The success of revenue cycle management depends upon accurately collecting patient demographics and insurance information. Any mistake in getting correct information will lead to denied or rejected claims. Reworking such denied or rejected claims required more efforts from the front as well as back-end staff.

In case of new patients visit, get patient demographics and insurance information in advance, ask for secondary insurance information also. Use the provider portal to cross-check the provided information. 

Eligibility and Benefits Verification

Eligibility and benefits verification will ensure that all visits will get paid.

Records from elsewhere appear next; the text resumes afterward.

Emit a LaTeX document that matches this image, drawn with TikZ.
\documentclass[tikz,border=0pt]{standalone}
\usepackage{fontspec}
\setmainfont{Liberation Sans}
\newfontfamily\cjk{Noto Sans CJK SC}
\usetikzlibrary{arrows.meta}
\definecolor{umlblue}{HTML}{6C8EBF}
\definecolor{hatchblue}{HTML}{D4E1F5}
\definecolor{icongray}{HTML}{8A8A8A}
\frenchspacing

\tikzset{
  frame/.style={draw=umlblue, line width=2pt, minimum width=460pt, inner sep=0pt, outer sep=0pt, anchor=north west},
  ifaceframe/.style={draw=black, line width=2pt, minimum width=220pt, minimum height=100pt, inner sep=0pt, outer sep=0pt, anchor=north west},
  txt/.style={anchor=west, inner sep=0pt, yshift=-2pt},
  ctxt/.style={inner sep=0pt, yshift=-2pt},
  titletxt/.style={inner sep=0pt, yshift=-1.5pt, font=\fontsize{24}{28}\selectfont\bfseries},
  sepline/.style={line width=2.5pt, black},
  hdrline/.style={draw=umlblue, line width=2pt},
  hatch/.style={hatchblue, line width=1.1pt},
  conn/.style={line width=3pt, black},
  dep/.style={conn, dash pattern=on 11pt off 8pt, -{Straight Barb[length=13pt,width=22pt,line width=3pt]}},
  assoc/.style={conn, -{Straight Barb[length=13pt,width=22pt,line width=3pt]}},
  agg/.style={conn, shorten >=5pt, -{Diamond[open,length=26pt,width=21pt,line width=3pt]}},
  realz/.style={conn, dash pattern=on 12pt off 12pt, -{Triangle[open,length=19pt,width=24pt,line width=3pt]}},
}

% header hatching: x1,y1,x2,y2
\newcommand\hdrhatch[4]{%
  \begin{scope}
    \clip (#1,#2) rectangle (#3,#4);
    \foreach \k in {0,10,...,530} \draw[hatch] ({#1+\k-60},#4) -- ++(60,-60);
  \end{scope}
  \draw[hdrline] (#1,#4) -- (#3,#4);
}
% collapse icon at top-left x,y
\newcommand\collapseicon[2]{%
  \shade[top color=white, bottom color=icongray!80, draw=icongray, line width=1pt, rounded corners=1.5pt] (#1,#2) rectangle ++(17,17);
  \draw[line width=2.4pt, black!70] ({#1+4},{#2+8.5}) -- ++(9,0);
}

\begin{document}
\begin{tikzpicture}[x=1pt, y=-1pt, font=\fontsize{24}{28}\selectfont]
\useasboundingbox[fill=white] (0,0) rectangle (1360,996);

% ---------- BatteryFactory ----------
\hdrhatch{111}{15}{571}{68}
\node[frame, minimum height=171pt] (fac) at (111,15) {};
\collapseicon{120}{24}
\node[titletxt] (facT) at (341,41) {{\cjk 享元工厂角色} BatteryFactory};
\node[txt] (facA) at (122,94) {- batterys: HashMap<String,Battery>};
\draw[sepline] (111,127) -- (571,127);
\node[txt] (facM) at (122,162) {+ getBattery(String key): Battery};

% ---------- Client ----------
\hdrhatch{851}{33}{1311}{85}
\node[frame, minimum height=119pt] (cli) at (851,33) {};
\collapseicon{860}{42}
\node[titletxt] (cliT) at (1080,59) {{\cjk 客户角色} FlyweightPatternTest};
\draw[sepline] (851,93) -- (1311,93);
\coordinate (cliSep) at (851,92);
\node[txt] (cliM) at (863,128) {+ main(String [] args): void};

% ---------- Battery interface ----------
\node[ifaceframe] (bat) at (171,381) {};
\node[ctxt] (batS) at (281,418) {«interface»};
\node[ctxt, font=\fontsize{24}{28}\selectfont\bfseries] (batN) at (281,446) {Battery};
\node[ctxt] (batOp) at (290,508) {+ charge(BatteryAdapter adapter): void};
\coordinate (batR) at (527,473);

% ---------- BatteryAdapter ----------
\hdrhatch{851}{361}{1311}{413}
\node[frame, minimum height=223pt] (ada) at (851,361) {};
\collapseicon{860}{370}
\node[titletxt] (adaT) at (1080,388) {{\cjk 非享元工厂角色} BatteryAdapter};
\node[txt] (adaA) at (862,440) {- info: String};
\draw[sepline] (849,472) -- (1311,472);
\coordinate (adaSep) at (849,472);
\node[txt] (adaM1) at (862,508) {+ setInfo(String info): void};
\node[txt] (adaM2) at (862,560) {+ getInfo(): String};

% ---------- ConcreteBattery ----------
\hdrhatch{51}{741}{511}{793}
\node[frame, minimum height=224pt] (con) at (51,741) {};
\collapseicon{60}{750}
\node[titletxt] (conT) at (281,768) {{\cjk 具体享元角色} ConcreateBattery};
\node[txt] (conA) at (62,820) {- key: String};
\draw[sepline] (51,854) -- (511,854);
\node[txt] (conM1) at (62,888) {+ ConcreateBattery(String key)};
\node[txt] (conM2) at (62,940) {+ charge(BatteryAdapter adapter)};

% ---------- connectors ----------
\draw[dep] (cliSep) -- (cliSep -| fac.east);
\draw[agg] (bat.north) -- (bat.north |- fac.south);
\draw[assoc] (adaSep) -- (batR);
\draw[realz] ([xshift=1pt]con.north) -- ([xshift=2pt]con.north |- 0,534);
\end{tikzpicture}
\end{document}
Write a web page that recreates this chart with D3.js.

Eligibility and benefits verification reports will ensure that patient has active coverage and scheduled services are covered in their health plan.

Eligibility and benefits verification reports will also highlight the patient responsibility portion i.e., pending deductibles, co-payments. It will also highlight the need for any prior authorizations. Such a properly executed eligibility and benefits verification process will ensure quick and accurate insurance reimbursements. 

Front desk activities play an important role in the smooth functioning of your practice. It provides the right information to submit and process the medical claim on time. We hope that the above-mentioned tips could help in removing front desk inefficiencies in medical practice. All these tips require skilled and well-trained manpower to handle critical front-end activities.

If you are facing an issue of high employee turnover or skilled manpower crunch then think about outsourcing medical billing services. To know more about how we can help you in improving the overall medical billing process, contact us at info@medicalbillersandcoders.com/888-357-3226.

FAQs

1. Why is addressing front desk inefficiencies important in a medical practice?

Inefficiencies at the front desk can lead to errors, decreased productivity, lost revenue, and frustration for both patients and staff.

2. How can phone systems be optimized for better efficiency?

Ensure that staff members are not overwhelmed with more than one call on hold at a time, and regularly assess the phone system to improve patient access.

3. What is the best time to confirm patient appointments?

Calling patients 2 to 3 days before their appointment allows ample time for them to respond or reschedule, reducing no-show rates.

4. Why is accurate patient demographic collection crucial?

Accurate demographic and insurance information is essential to avoid denied claims and streamline the revenue cycle management process.

5. How can eligibility and benefits verification improve billing efficiency?

Verifying eligibility ensures patients have active coverage for scheduled services, highlighting any patient responsibilities or prior authorization needs for smoother reimbursements.